↓↓↓

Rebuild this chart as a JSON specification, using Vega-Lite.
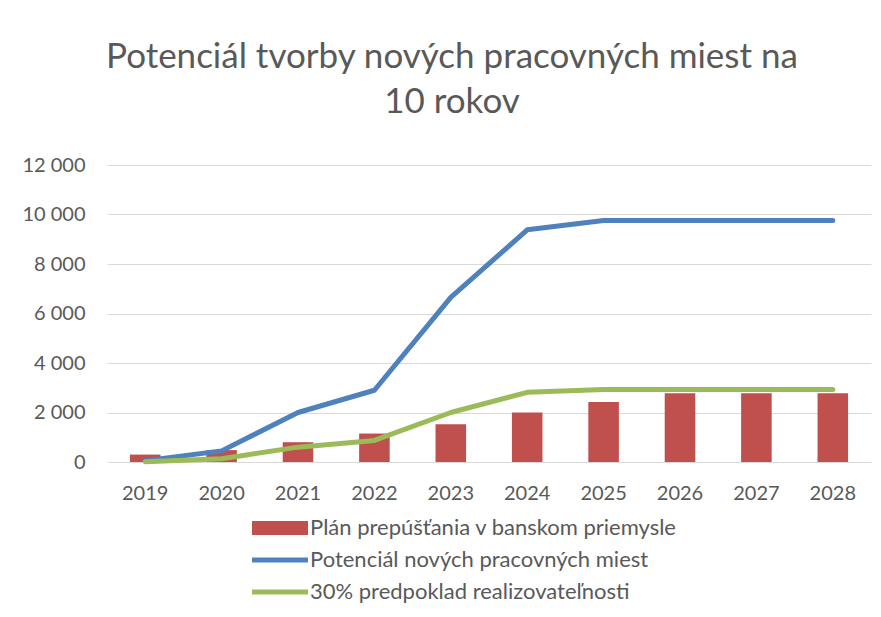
{
  "$schema": "https://vega.github.io/schema/vega-lite/v6.json",
  "width": 764,
  "height": 297,
  "autosize": "none",
  "padding": {"left": 107, "top": 165, "right": 10, "bottom": 155},
  "background": "white",
  "title": {
    "text": ["Potenciál tvorby nových pracovných miest na", "10 rokov"],
    "font": "Lato",
    "fontSize": 35,
    "fontWeight": "normal",
    "color": "#595959",
    "anchor": "middle",
    "dx": -37,
    "offset": 35,
    "lineHeight": 45
  },
  "datasets": {
    "bars": [
      {"year": "2019", "value": 300},
      {"year": "2020", "value": 480},
      {"year": "2021", "value": 800},
      {"year": "2022", "value": 1150},
      {"year": "2023", "value": 1530},
      {"year": "2024", "value": 2000},
      {"year": "2025", "value": 2420},
      {"year": "2026", "value": 2780},
      {"year": "2027", "value": 2780},
      {"year": "2028", "value": 2780}
    ],
    "lines": [
      {"year": "2019", "series": "Potenciál nových pracovných miest", "value": 50},
      {"year": "2020", "series": "Potenciál nových pracovných miest", "value": 450},
      {"year": "2021", "series": "Potenciál nových pracovných miest", "value": 2000},
      {"year": "2022", "series": "Potenciál nových pracovných miest", "value": 2900},
      {"year": "2023", "series": "Potenciál nových pracovných miest", "value": 6650},
      {"year": "2024", "series": "Potenciál nových pracovných miest", "value": 9380},
      {"year": "2025", "series": "Potenciál nových pracovných miest", "value": 9760},
      {"year": "2026", "series": "Potenciál nových pracovných miest", "value": 9760},
      {"year": "2027", "series": "Potenciál nových pracovných miest", "value": 9760},
      {"year": "2028", "series": "Potenciál nových pracovných miest", "value": 9760},
      {"year": "2019", "series": "30% predpoklad realizovateľnosti", "value": 15},
      {"year": "2020", "series": "30% predpoklad realizovateľnosti", "value": 135},
      {"year": "2021", "series": "30% predpoklad realizovateľnosti", "value": 600},
      {"year": "2022", "series": "30% predpoklad realizovateľnosti", "value": 870},
      {"year": "2023", "series": "30% predpoklad realizovateľnosti", "value": 2000},
      {"year": "2024", "series": "30% predpoklad realizovateľnosti", "value": 2815},
      {"year": "2025", "series": "30% predpoklad realizovateľnosti", "value": 2930},
      {"year": "2026", "series": "30% predpoklad realizovateľnosti", "value": 2930},
      {"year": "2027", "series": "30% predpoklad realizovateľnosti", "value": 2930},
      {"year": "2028", "series": "30% predpoklad realizovateľnosti", "value": 2930}
    ]
  },
  "encoding": {
    "x": {
      "field": "year",
      "type": "nominal",
      "scale": {"paddingInner": 0.6, "paddingOuter": 0.3},
      "axis": {
        "title": null,
        "labelAngle": 0,
        "labelFont": "Lato",
        "labelFontSize": 20,
        "labelColor": "#595959",
        "labelPadding": 21,
        "ticks": false,
        "domain": false,
        "grid": false
      }
    },
    "y": {
      "field": "value",
      "type": "quantitative",
      "scale": {"domain": [0, 12000], "nice": false},
      "axis": {
        "title": null,
        "values": [0, 2000, 4000, 6000, 8000, 10000, 12000],
        "labelExpr": "replace(format(datum.value, ',d'), ',', ' ')",
        "labelFont": "Lato",
        "labelFontSize": 20,
        "labelColor": "#595959",
        "labelPadding": 22,
        "ticks": false,
        "domain": false,
        "grid": true,
        "gridColor": "#d9d9d9",
        "gridWidth": 1
      }
    }
  },
  "layer": [
    {
      "data": {"name": "bars"},
      "mark": {"type": "bar", "color": "#c0504d"},
      "encoding": {
        "fill": {
          "datum": "Plán prepúšťania v banskom priemysle",
          "scale": {"range": ["#c0504d"]},
          "legend": {
            "orient": "none",
            "legendX": 162,
            "legendY": 352,
            "title": null,
            "symbolType": "M-4,-1H4V1H-4Z",
            "symbolSize": 196,
            "symbolStrokeWidth": 0,
            "labelFont": "Lato",
            "labelFontSize": 22,
            "labelColor": "#595959",
            "labelOffset": 19,
            "labelLimit": 0
          }
        }
      }
    },
    {
      "data": {"name": "lines"},
      "mark": {"type": "line", "strokeWidth": 5, "strokeCap": "round", "strokeJoin": "round"},
      "encoding": {
        "stroke": {
          "field": "series",
          "type": "nominal",
          "scale": {
            "domain": ["Potenciál nových pracovných miest", "30% predpoklad realizovateľnosti"],
            "range": ["#4f81bd", "#9bbb59"]
          },
          "legend": {
            "orient": "none",
            "legendX": 162,
            "legendY": 384,
            "title": null,
            "symbolType": "M-4,0H4",
            "symbolSize": 196,
            "symbolStrokeWidth": 5,
            "symbolFillColor": "transparent",
            "labelFont": "Lato",
            "labelFontSize": 22,
            "labelColor": "#595959",
            "labelOffset": 19,
            "labelLimit": 0,
            "rowPadding": 10
          }
        }
      }
    }
  ],
  "config": {"view": {"stroke": null}}
}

↑↑↑

Exercise details -> Keep the pictures out of the copy and write out the data exactly as it stands.

Result ->
Rebuild this chart as a JSON specification, using Vega-Lite.
{
  "$schema": "https://vega.github.io/schema/vega-lite/v6.json",
  "width": 764,
  "height": 297,
  "autosize": "none",
  "padding": {"left": 107, "top": 165, "right": 10, "bottom": 155},
  "background": "white",
  "title": {
    "text": ["Potenciál tvorby nových pracovných miest na", "10 rokov"],
    "font": "Lato",
    "fontSize": 35,
    "fontWeight": "normal",
    "color": "#595959",
    "anchor": "middle",
    "dx": -37,
    "offset": 35,
    "lineHeight": 45
  },
  "datasets": {
    "bars": [
      {"year": "2019", "value": 300},
      {"year": "2020", "value": 480},
      {"year": "2021", "value": 800},
      {"year": "2022", "value": 1150},
      {"year": "2023", "value": 1530},
      {"year": "2024", "value": 2000},
      {"year": "2025", "value": 2420},
      {"year": "2026", "value": 2780},
      {"year": "2027", "value": 2780},
      {"year": "2028", "value": 2780}
    ],
    "lines": [
      {"year": "2019", "series": "Potenciál nových pracovných miest", "value": 50},
      {"year": "2020", "series": "Potenciál nových pracovných miest", "value": 450},
      {"year": "2021", "series": "Potenciál nových pracovných miest", "value": 2000},
      {"year": "2022", "series": "Potenciál nových pracovných miest", "value": 2900},
      {"year": "2023", "series": "Potenciál nových pracovných miest", "value": 6650},
      {"year": "2024", "series": "Potenciál nových pracovných miest", "value": 9380},
      {"year": "2025", "series": "Potenciál nových pracovných miest", "value": 9760},
      {"year": "2026", "series": "Potenciál nových pracovných miest", "value": 9760},
      {"year": "2027", "series": "Potenciál nových pracovných miest", "value": 9760},
      {"year": "2028", "series": "Potenciál nových pracovných miest", "value": 9760},
      {"year": "2019", "series": "30% predpoklad realizovateľnosti", "value": 15},
      {"year": "2020", "series": "30% predpoklad realizovateľnosti", "value": 135},
      {"year": "2021", "series": "30% predpoklad realizovateľnosti", "value": 600},
      {"year": "2022", "series": "30% predpoklad realizovateľnosti", "value": 870},
      {"year": "2023", "series": "30% predpoklad realizovateľnosti", "value": 2000},
      {"year": "2024", "series": "30% predpoklad realizovateľnosti", "value": 2815},
      {"year": "2025", "series": "30% predpoklad realizovateľnosti", "value": 2930},
      {"year": "2026", "series": "30% predpoklad realizovateľnosti", "value": 2930},
      {"year": "2027", "series": "30% predpoklad realizovateľnosti", "value": 2930},
      {"year": "2028", "series": "30% predpoklad realizovateľnosti", "value": 2930}
    ]
  },
  "encoding": {
    "x": {
      "field": "year",
      "type": "nominal",
      "scale": {"paddingInner": 0.6, "paddingOuter": 0.3},
      "axis": {
        "title": null,
        "labelAngle": 0,
        "labelFont": "Lato",
        "labelFontSize": 20,
        "labelColor": "#595959",
        "labelPadding": 21,
        "ticks": false,
        "domain": false,
        "grid": false
      }
    },
    "y": {
      "field": "value",
      "type": "quantitative",
      "scale": {"domain": [0, 12000], "nice": false},
      "axis": {
        "title": null,
        "values": [0, 2000, 4000, 6000, 8000, 10000, 12000],
        "labelExpr": "replace(format(datum.value, ',d'), ',', ' ')",
        "labelFont": "Lato",
        "labelFontSize": 20,
        "labelColor": "#595959",
        "labelPadding": 22,
        "ticks": false,
        "domain": false,
        "grid": true,
        "gridColor": "#d9d9d9",
        "gridWidth": 1
      }
    }
  },
  "layer": [
    {
      "data": {"name": "bars"},
      "mark": {"type": "bar", "color": "#c0504d"},
      "encoding": {
        "fill": {
          "datum": "Plán prepúšťania v banskom priemysle",
          "scale": {"range": ["#c0504d"]},
          "legend": {
            "orient": "none",
            "legendX": 162,
            "legendY": 352,
            "title": null,
            "symbolType": "M-4,-1H4V1H-4Z",
            "symbolSize": 196,
            "symbolStrokeWidth": 0,
            "labelFont": "Lato",
            "labelFontSize": 22,
            "labelColor": "#595959",
            "labelOffset": 19,
            "labelLimit": 0
          }
        }
      }
    },
    {
      "data": {"name": "lines"},
      "mark": {"type": "line", "strokeWidth": 5, "strokeCap": "round", "strokeJoin": "round"},
      "encoding": {
        "stroke": {
          "field": "series",
          "type": "nominal",
          "scale": {
            "domain": ["Potenciál nových pracovných miest", "30% predpoklad realizovateľnosti"],
            "range": ["#4f81bd", "#9bbb59"]
          },
          "legend": {
            "orient": "none",
            "legendX": 162,
            "legendY": 384,
            "title": null,
            "symbolType": "M-4,0H4",
            "symbolSize": 196,
            "symbolStrokeWidth": 5,
            "symbolFillColor": "transparent",
            "labelFont": "Lato",
            "labelFontSize": 22,
            "labelColor": "#595959",
            "labelOffset": 19,
            "labelLimit": 0,
            "rowPadding": 10
          }
        }
      }
    }
  ],
  "config": {"view": {"stroke": null}}
}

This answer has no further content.